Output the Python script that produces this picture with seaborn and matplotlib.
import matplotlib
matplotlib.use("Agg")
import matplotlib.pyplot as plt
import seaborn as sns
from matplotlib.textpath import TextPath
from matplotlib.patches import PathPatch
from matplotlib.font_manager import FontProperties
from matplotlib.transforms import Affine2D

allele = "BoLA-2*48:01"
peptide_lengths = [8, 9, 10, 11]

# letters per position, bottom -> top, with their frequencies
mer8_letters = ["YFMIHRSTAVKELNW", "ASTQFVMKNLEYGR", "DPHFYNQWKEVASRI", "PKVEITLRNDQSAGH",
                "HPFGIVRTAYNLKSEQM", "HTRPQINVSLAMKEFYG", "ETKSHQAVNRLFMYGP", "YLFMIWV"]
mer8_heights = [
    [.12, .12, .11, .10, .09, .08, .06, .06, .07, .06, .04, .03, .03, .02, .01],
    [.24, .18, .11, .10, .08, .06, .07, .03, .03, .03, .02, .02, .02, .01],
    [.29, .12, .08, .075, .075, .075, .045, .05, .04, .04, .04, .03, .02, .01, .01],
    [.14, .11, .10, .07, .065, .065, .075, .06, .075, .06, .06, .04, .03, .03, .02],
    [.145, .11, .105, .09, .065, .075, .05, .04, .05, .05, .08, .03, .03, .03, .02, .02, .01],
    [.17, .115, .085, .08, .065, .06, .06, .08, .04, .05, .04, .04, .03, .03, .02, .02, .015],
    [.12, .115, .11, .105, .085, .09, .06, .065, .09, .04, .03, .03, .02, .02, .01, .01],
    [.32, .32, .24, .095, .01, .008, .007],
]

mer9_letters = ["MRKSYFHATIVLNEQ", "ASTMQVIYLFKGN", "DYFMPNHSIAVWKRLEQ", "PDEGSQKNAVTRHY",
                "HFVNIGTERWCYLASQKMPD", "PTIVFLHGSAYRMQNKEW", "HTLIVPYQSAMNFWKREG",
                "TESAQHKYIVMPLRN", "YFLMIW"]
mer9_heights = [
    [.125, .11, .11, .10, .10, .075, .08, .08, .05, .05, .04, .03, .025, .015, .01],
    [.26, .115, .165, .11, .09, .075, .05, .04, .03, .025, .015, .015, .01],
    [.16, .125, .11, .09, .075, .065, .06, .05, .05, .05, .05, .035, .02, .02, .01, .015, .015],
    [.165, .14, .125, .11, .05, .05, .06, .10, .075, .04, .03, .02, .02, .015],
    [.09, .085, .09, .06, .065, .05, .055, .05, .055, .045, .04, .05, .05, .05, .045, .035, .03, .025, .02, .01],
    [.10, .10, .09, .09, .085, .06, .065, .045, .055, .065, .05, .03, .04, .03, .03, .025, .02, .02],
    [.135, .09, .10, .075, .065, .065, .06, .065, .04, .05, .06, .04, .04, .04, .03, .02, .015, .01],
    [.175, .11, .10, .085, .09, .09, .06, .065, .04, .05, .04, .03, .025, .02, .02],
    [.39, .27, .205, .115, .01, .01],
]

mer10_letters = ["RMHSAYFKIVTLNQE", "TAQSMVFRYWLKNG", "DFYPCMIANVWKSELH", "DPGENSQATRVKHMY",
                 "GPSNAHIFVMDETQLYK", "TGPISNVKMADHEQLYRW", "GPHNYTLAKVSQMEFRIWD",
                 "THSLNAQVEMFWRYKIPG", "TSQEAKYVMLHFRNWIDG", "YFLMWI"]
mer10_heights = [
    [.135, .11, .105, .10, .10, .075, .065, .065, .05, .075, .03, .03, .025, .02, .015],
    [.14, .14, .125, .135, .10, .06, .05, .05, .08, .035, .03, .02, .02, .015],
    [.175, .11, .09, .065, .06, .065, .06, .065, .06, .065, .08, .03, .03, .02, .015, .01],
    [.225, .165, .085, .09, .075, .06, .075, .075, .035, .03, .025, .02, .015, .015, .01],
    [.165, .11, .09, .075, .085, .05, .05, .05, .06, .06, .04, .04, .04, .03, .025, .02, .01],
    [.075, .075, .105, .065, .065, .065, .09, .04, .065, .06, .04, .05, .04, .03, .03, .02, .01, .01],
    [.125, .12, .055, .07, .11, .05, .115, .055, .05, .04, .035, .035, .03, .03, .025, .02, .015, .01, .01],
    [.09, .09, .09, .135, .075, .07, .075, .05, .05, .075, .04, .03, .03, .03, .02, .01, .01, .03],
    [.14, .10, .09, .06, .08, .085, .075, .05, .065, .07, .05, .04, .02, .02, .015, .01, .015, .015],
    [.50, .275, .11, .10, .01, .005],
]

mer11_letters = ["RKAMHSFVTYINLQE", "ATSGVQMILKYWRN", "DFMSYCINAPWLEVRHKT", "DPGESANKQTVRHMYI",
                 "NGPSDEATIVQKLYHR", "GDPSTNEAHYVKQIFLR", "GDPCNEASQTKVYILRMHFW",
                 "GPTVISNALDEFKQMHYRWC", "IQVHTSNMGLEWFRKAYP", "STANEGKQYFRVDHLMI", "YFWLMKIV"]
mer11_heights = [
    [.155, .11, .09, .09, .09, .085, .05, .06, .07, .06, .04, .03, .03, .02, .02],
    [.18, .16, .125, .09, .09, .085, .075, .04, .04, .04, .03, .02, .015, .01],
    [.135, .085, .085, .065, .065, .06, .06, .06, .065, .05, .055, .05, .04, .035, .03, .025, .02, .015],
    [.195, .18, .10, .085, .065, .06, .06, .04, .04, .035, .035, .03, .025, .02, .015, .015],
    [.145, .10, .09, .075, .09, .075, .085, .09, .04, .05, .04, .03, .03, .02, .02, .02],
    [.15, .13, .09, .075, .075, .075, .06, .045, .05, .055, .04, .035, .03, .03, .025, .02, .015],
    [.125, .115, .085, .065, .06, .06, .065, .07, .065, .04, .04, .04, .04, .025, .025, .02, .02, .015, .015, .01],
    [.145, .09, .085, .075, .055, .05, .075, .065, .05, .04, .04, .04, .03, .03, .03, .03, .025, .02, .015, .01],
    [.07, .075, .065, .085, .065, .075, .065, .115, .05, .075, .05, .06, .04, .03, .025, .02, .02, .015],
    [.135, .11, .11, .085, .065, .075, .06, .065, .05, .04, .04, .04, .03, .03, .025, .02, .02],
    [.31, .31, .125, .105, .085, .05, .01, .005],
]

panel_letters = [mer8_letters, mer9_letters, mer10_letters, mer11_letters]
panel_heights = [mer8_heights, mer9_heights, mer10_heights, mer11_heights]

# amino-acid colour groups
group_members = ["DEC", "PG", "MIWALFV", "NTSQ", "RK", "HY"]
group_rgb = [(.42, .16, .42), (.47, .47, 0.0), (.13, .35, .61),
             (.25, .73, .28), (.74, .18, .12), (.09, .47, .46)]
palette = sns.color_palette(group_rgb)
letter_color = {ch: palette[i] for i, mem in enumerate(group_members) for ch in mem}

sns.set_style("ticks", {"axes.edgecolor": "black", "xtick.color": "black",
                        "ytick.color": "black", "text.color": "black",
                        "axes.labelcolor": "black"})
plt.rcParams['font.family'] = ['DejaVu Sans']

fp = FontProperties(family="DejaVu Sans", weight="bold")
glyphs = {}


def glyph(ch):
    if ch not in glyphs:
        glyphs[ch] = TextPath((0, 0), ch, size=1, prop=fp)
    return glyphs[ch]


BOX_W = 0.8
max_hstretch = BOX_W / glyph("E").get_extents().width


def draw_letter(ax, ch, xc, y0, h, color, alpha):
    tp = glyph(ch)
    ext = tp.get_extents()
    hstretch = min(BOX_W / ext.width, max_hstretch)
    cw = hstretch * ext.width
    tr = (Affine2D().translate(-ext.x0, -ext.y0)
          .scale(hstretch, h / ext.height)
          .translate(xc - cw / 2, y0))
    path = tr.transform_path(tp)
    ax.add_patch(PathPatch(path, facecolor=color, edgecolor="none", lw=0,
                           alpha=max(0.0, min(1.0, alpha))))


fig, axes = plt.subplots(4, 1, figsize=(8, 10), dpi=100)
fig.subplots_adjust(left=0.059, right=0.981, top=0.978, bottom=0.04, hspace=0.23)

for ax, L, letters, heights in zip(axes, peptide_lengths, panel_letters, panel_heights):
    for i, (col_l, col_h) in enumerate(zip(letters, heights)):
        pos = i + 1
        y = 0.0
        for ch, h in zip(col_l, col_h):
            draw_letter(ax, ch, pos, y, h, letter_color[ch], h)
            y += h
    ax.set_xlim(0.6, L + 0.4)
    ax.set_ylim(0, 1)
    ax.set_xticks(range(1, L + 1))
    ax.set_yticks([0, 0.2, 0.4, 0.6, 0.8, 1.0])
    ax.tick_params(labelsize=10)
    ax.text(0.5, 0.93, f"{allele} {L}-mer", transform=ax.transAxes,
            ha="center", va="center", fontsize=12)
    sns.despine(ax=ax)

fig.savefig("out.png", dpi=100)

:::

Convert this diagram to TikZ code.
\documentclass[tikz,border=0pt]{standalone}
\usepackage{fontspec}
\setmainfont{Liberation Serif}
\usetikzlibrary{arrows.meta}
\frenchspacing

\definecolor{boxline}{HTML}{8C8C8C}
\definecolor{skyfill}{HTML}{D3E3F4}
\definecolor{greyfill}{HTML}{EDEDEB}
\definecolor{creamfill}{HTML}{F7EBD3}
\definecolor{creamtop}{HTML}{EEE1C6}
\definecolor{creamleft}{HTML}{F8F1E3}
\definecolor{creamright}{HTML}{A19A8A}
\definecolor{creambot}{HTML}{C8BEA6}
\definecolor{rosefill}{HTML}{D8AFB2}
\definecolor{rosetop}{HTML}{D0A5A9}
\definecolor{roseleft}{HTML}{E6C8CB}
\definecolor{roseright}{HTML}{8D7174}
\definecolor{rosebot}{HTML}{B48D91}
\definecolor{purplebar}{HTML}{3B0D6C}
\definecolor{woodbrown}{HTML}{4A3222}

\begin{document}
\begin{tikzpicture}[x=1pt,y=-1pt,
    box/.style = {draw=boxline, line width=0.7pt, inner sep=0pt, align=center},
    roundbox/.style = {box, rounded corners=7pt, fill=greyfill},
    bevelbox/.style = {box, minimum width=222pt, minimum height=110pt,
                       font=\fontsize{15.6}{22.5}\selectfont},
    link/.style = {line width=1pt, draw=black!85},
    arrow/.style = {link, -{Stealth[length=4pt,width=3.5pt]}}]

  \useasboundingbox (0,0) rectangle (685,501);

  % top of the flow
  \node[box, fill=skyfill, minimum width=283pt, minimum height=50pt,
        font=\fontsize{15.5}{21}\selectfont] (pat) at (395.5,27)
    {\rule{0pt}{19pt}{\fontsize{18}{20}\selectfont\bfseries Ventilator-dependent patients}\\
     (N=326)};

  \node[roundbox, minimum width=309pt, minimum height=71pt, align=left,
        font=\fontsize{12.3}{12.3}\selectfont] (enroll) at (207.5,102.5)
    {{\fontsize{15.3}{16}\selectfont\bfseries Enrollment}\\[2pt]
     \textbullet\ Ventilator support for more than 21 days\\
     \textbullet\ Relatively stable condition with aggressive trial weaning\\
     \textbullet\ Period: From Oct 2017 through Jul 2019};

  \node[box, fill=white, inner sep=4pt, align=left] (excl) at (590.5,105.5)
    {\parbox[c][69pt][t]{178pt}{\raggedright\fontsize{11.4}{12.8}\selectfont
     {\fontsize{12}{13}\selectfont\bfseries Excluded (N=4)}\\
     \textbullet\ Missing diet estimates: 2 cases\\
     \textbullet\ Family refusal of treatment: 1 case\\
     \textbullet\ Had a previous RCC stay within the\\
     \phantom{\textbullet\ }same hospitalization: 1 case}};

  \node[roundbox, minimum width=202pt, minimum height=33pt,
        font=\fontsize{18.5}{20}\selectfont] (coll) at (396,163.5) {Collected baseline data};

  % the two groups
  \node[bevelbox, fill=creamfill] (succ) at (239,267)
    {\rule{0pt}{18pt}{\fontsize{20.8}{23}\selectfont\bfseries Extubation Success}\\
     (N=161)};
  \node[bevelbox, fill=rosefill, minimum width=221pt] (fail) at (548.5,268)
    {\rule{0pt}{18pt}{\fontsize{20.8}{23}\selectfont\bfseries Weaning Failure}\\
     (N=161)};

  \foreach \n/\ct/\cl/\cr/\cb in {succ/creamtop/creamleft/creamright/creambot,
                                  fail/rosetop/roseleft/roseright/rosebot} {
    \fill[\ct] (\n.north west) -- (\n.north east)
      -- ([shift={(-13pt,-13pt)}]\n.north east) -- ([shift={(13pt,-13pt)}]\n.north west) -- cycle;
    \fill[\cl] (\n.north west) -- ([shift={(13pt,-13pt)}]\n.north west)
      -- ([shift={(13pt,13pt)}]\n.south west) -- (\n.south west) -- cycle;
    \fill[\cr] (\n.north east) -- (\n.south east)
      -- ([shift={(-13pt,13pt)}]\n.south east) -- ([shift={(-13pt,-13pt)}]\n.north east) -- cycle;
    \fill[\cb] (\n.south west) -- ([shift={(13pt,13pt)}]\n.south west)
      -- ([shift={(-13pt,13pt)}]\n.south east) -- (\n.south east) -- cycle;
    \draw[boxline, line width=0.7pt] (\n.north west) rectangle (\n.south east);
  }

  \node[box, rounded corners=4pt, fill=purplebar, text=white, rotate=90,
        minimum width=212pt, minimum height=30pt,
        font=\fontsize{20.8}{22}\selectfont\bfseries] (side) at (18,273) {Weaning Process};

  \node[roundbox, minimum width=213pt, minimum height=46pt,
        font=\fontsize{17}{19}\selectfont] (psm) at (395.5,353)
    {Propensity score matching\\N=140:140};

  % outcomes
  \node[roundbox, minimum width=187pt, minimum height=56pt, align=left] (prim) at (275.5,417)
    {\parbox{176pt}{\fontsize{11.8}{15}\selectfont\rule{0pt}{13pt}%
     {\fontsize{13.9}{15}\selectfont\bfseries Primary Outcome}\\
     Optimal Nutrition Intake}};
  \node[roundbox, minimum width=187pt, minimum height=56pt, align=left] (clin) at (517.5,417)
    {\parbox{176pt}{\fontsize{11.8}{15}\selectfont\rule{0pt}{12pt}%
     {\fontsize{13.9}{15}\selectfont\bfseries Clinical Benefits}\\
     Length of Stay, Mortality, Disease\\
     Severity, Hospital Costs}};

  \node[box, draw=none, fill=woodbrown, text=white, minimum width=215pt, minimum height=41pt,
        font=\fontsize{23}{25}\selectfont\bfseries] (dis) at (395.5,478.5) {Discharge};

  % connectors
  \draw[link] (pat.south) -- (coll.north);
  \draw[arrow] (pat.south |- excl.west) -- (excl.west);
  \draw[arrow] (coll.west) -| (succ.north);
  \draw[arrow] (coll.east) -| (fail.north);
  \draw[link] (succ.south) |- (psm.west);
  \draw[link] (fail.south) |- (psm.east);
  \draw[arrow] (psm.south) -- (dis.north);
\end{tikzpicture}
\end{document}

:::

● Written request
Set down, exactly and alone, the run of lines from the line that has "Output the Python" to the line that has "peptide_lengths = [8, 9, 10, 11]".

● Exercise answer
Output the Python script that produces this picture with seaborn and matplotlib.
import matplotlib
matplotlib.use("Agg")
import matplotlib.pyplot as plt
import seaborn as sns
from matplotlib.textpath import TextPath
from matplotlib.patches import PathPatch
from matplotlib.font_manager import FontProperties
from matplotlib.transforms import Affine2D

allele = "BoLA-2*48:01"
peptide_lengths = [8, 9, 10, 11]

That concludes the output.